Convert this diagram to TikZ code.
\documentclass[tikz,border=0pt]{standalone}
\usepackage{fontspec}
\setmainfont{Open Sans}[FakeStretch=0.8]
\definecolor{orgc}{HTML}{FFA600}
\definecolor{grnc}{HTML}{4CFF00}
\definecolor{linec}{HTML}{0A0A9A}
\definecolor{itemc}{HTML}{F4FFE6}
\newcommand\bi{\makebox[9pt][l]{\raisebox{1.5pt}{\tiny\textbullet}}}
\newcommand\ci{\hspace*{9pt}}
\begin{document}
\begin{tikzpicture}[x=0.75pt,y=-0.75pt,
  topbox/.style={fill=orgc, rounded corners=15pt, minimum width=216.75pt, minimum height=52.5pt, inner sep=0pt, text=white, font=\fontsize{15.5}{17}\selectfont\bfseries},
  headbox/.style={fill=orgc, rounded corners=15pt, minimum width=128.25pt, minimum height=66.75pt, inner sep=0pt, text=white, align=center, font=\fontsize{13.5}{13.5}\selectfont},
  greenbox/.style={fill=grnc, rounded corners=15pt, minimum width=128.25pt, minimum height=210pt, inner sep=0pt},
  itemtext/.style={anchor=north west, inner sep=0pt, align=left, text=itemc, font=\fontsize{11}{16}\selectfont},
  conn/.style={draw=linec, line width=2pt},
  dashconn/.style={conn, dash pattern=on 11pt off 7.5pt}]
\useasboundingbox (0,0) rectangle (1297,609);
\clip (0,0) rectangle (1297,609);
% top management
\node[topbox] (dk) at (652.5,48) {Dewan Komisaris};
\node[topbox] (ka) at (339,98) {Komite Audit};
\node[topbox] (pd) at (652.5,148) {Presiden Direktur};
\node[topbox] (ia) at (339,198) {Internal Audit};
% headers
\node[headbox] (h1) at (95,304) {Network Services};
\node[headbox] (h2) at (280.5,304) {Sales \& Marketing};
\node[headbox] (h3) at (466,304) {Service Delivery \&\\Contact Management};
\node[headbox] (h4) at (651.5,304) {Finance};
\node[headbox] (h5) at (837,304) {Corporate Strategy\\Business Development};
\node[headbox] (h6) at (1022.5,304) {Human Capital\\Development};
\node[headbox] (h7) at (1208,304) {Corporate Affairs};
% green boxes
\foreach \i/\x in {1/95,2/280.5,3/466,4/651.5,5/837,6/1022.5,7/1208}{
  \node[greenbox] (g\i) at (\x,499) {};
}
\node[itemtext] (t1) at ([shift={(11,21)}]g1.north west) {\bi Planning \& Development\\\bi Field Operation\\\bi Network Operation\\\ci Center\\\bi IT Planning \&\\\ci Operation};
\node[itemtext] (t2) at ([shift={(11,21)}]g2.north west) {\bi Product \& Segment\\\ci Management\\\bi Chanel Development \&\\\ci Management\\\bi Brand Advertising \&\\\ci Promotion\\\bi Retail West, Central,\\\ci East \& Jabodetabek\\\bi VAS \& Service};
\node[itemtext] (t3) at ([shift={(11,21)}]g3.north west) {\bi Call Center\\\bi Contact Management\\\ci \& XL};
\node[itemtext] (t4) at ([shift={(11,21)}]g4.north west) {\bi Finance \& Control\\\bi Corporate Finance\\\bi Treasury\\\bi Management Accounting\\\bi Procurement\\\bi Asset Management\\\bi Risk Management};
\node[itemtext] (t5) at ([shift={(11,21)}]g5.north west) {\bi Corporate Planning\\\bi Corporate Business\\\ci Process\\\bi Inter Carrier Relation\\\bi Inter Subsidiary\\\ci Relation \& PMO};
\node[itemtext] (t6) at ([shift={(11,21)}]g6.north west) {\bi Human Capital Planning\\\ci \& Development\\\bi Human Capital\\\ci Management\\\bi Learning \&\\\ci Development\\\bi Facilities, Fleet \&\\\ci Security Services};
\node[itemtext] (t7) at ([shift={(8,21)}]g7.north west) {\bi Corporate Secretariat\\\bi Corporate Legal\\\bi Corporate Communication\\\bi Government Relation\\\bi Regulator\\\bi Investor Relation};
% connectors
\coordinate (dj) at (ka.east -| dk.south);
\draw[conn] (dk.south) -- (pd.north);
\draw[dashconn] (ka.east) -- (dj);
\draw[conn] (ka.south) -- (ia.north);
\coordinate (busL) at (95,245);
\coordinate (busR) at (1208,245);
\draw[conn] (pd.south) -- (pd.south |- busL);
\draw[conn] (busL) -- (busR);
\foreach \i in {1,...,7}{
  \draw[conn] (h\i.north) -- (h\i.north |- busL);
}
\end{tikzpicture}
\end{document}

—————

*JOB*
Repeat the data in its entirety, character for character.

*RESULT OF THIS TASK*
Convert this diagram to TikZ code.
\documentclass[tikz,border=0pt]{standalone}
\usepackage{fontspec}
\setmainfont{Open Sans}[FakeStretch=0.8]
\definecolor{orgc}{HTML}{FFA600}
\definecolor{grnc}{HTML}{4CFF00}
\definecolor{linec}{HTML}{0A0A9A}
\definecolor{itemc}{HTML}{F4FFE6}
\newcommand\bi{\makebox[9pt][l]{\raisebox{1.5pt}{\tiny\textbullet}}}
\newcommand\ci{\hspace*{9pt}}
\begin{document}
\begin{tikzpicture}[x=0.75pt,y=-0.75pt,
  topbox/.style={fill=orgc, rounded corners=15pt, minimum width=216.75pt, minimum height=52.5pt, inner sep=0pt, text=white, font=\fontsize{15.5}{17}\selectfont\bfseries},
  headbox/.style={fill=orgc, rounded corners=15pt, minimum width=128.25pt, minimum height=66.75pt, inner sep=0pt, text=white, align=center, font=\fontsize{13.5}{13.5}\selectfont},
  greenbox/.style={fill=grnc, rounded corners=15pt, minimum width=128.25pt, minimum height=210pt, inner sep=0pt},
  itemtext/.style={anchor=north west, inner sep=0pt, align=left, text=itemc, font=\fontsize{11}{16}\selectfont},
  conn/.style={draw=linec, line width=2pt},
  dashconn/.style={conn, dash pattern=on 11pt off 7.5pt}]
\useasboundingbox (0,0) rectangle (1297,609);
\clip (0,0) rectangle (1297,609);
% top management
\node[topbox] (dk) at (652.5,48) {Dewan Komisaris};
\node[topbox] (ka) at (339,98) {Komite Audit};
\node[topbox] (pd) at (652.5,148) {Presiden Direktur};
\node[topbox] (ia) at (339,198) {Internal Audit};
% headers
\node[headbox] (h1) at (95,304) {Network Services};
\node[headbox] (h2) at (280.5,304) {Sales \& Marketing};
\node[headbox] (h3) at (466,304) {Service Delivery \&\\Contact Management};
\node[headbox] (h4) at (651.5,304) {Finance};
\node[headbox] (h5) at (837,304) {Corporate Strategy\\Business Development};
\node[headbox] (h6) at (1022.5,304) {Human Capital\\Development};
\node[headbox] (h7) at (1208,304) {Corporate Affairs};
% green boxes
\foreach \i/\x in {1/95,2/280.5,3/466,4/651.5,5/837,6/1022.5,7/1208}{
  \node[greenbox] (g\i) at (\x,499) {};
}
\node[itemtext] (t1) at ([shift={(11,21)}]g1.north west) {\bi Planning \& Development\\\bi Field Operation\\\bi Network Operation\\\ci Center\\\bi IT Planning \&\\\ci Operation};
\node[itemtext] (t2) at ([shift={(11,21)}]g2.north west) {\bi Product \& Segment\\\ci Management\\\bi Chanel Development \&\\\ci Management\\\bi Brand Advertising \&\\\ci Promotion\\\bi Retail West, Central,\\\ci East \& Jabodetabek\\\bi VAS \& Service};
\node[itemtext] (t3) at ([shift={(11,21)}]g3.north west) {\bi Call Center\\\bi Contact Management\\\ci \& XL};
\node[itemtext] (t4) at ([shift={(11,21)}]g4.north west) {\bi Finance \& Control\\\bi Corporate Finance\\\bi Treasury\\\bi Management Accounting\\\bi Procurement\\\bi Asset Management\\\bi Risk Management};
\node[itemtext] (t5) at ([shift={(11,21)}]g5.north west) {\bi Corporate Planning\\\bi Corporate Business\\\ci Process\\\bi Inter Carrier Relation\\\bi Inter Subsidiary\\\ci Relation \& PMO};
\node[itemtext] (t6) at ([shift={(11,21)}]g6.north west) {\bi Human Capital Planning\\\ci \& Development\\\bi Human Capital\\\ci Management\\\bi Learning \&\\\ci Development\\\bi Facilities, Fleet \&\\\ci Security Services};
\node[itemtext] (t7) at ([shift={(8,21)}]g7.north west) {\bi Corporate Secretariat\\\bi Corporate Legal\\\bi Corporate Communication\\\bi Government Relation\\\bi Regulator\\\bi Investor Relation};
% connectors
\coordinate (dj) at (ka.east -| dk.south);
\draw[conn] (dk.south) -- (pd.north);
\draw[dashconn] (ka.east) -- (dj);
\draw[conn] (ka.south) -- (ia.north);
\coordinate (busL) at (95,245);
\coordinate (busR) at (1208,245);
\draw[conn] (pd.south) -- (pd.south |- busL);
\draw[conn] (busL) -- (busR);
\foreach \i in {1,...,7}{
  \draw[conn] (h\i.north) -- (h\i.north |- busL);
}
\end{tikzpicture}
\end{document}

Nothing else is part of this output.